BMC Racing Team’s Cadel Evans lost ground to his rivals Thursday on the first day in the Alps at the Tour de France, but Tejay van Garderen said his teammate can recover from a performance that saw him slip from second to fourth overall.

Tejay van Garderen (left) paced Cadel Evans up the final climb. (©BMC/Tim de Waele.)

‘Cadel Is Mentally Tough’
On the final climb to the finish of the 148 kilometer stage, Evans fell back from a group containing race leader Bradley Wiggins (Sky Procycling). Teammate Tejay van Garderen waited for the defending Tour de France champion and paced him the remaining six kilometers to finish 11th on the day, 1:26 behind Wiggins. “Cadel is mentally tough so he’s not going to let this day get him down,” van Garderen said. “He’s going to keep fighting. If Sky continues on a decline with their strength in numbers and Cadel shakes off today and has a better day in the coming days, we can get the time back.”

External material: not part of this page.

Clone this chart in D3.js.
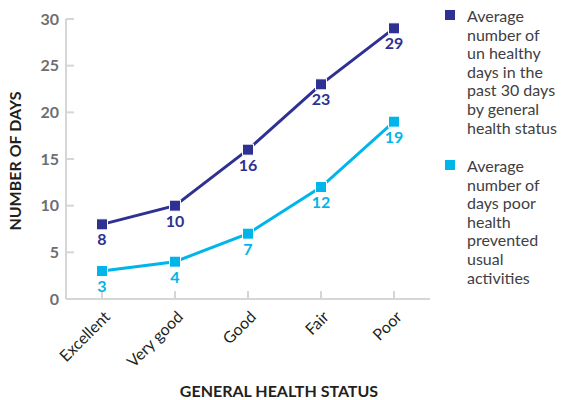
<!DOCTYPE html>
<html>
<head>
<meta charset="utf-8">
<script src="https://cdn.jsdelivr.net/npm/d3@7"></script>
<style>
  body { margin: 0; background: #fff; }
  svg { display: block; font-family: Lato, "Open Sans", sans-serif; }
</style>
</head>
<body>
<svg width="566" height="400"></svg>
<script>
// data
var categories = ['Excellent', 'Very good', 'Good', 'Fair', 'Poor'];
var unhealthyDays = [8, 10, 16, 23, 29];
var preventedDays = [3, 4, 7, 12, 19];
var yTicks = [0, 5, 10, 15, 20, 25, 30];
var legendLabels = [
    ['Average', 'number of', 'un healthy', 'days in the', 'past 30 days', 'by general', 'health status'],
    ['Average', 'number of', 'days poor', 'health', 'prevented', 'usual', 'activities']
];
var colors = ['#2e3192', '#00b5ea'];

// setup
var svg = d3.select('svg');
var axisColor = '#d6d6d6';

var x = d3.scalePoint()
    .domain(categories)
    .range([102, 394]);

var y = d3.scaleLinear()
    .domain([0, 30])
    .range([299, 19]);

// axes
var yAxis = svg.append('g').attr('transform', 'translate(66,0)');
yAxis.append('line')
    .attr('y1', y(0)).attr('y2', y(30))
    .attr('stroke', axisColor).attr('stroke-width', 2);
yAxis.selectAll('.tick')
    .data(yTicks)
    .enter().append('line')
    .attr('x1', 0).attr('x2', 8)
    .attr('y1', d => y(d)).attr('y2', d => y(d))
    .attr('stroke', axisColor).attr('stroke-width', 2);
yAxis.selectAll('.lbl')
    .data(yTicks)
    .enter().append('text')
    .attr('x', -7).attr('y', d => y(d))
    .attr('dy', '0.36em')
    .attr('text-anchor', 'end')
    .style('font-size', '16px')
    .style('font-weight', 'bold')
    .style('fill', '#6d6e71')
    .text(d => d);

var xAxis = svg.append('g').attr('transform', 'translate(0,' + y(0) + ')');
xAxis.append('line')
    .attr('x1', 66).attr('x2', 430)
    .attr('stroke', axisColor).attr('stroke-width', 2);
xAxis.selectAll('.tick')
    .data(categories)
    .enter().append('line')
    .attr('x1', d => x(d)).attr('x2', d => x(d))
    .attr('y1', 0).attr('y2', -8)
    .attr('stroke', axisColor).attr('stroke-width', 2);
xAxis.selectAll('.lbl')
    .data(categories)
    .enter().append('text')
    .attr('transform', d => 'translate(' + (x(d) + 5) + ',15) rotate(-45)')
    .attr('text-anchor', 'end')
    .attr('dy', '0.35em')
    .style('font-size', '16px')
    .style('fill', '#231f20')
    .text(d => d);

// axis titles
svg.append('text')
    .attr('x', 279).attr('y', 397)
    .attr('text-anchor', 'middle')
    .style('font-size', '16px')
    .style('font-weight', 'bold')
    .style('fill', '#231f20')
    .text('GENERAL HEALTH STATUS');

svg.append('text')
    .attr('transform', 'translate(21,161) rotate(-90)')
    .attr('text-anchor', 'middle')
    .style('font-size', '16px')
    .style('font-weight', 'bold')
    .style('fill', '#231f20')
    .text('NUMBER OF DAYS');

// series
var line = d3.line()
    .x((d, i) => x(categories[i]))
    .y(d => y(d));

[unhealthyDays, preventedDays].forEach(function(series, s) {
    var g = svg.append('g').classed('series', true);
    g.append('path')
        .datum(series)
        .attr('d', line)
        .attr('fill', 'none')
        .attr('stroke', colors[s])
        .attr('stroke-width', 3);
    g.selectAll('rect')
        .data(series)
        .enter().append('rect')
        .attr('x', (d, i) => x(categories[i]) - 5.5)
        .attr('y', d => y(d) - 5.5)
        .attr('width', 11).attr('height', 11)
        .attr('fill', colors[s])
        .attr('stroke', '#fff')
        .attr('stroke-width', 1);
    g.selectAll('text')
        .data(series)
        .enter().append('text')
        .attr('x', (d, i) => x(categories[i]))
        .attr('y', d => y(d) + 21)
        .attr('text-anchor', 'middle')
        .style('font-size', '16px')
        .style('font-weight', 'bold')
        .style('fill', colors[s])
        .text(d => d);
});

// legend
var legendTop = [10, 160];
legendLabels.forEach(function(lines, s) {
    var lg = svg.append('g').attr('transform', 'translate(445,' + legendTop[s] + ')');
    lg.append('rect')
        .attr('width', 10).attr('height', 10)
        .attr('fill', colors[s]);
    lg.append('text')
        .attr('x', 22).attr('y', 12)
        .style('font-size', '16px')
        .style('fill', '#414042')
        .selectAll('tspan')
        .data(lines)
        .enter().append('tspan')
        .attr('x', 22)
        .attr('dy', (d, i) => i === 0 ? 0 : 18.6)
        .text(d => d);
});
</script>
</body>
</html>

Van Garderen Seventh Overall
Evans is fourth overall, 3:19 off the race lead while Van Garderen finished 12th on the stage and is seventh in the general classification, 6:57 behind. Pierre Rolland soloed to win the race to give Team Europcar a second straight stage win. Despite his pacemaking duties, van Garderen managed to hold onto his lead in the best young rider competition. “That was really hard,” van Garderen said. “It was a tough day. I hoped Cadel’s legs would be better, especially since Sky was put under so much pressure throughout the day. This was the first time we saw Wiggins isolated. If we can do that again on the next mountain stage and Cadel’s legs come around, anything is possible. There’s a long way to go.”

Planned Attack
On the Col de Glandon with about 65 km to go, Evans and van Garderen went on the attack. First, van Garderen went off the front of the Sky-led peloton. Moments later, Evans attacked and eventually joined his teammate. The two opened a 17-second gap while catching a third teammate, Amaël Moinard, who had been part of an earlier breakaway. The trio worked together to increase the lead to 20 seconds before the chasing efforts of four Sky riders brought them back. “It looked like we had Sky under pressure and things looked to be going great, but Cadel had a little trouble holding my wheel,” van Garderen said. “He was having a bit of an off day. Normally he would be the one dropping me.”

Lelangue Optimistic
BMC Racing Team Directeur Sportif John Lelangue said the team will take a day-by-day approach to regain time in the three-week race that still has nine stages to go. “Cadel is disappointed of course,” Lelangue said. “We have done great until now. We have tried to limit everything and I think the team did great today. But making up more than three minutes is complicated knowing that you have the time trial at the end and there are not so many mountain top finishes – and looking at the team Sky has here. It’s always possible. We won’t say today it’s finished. We’ll keep fighting until Paris.”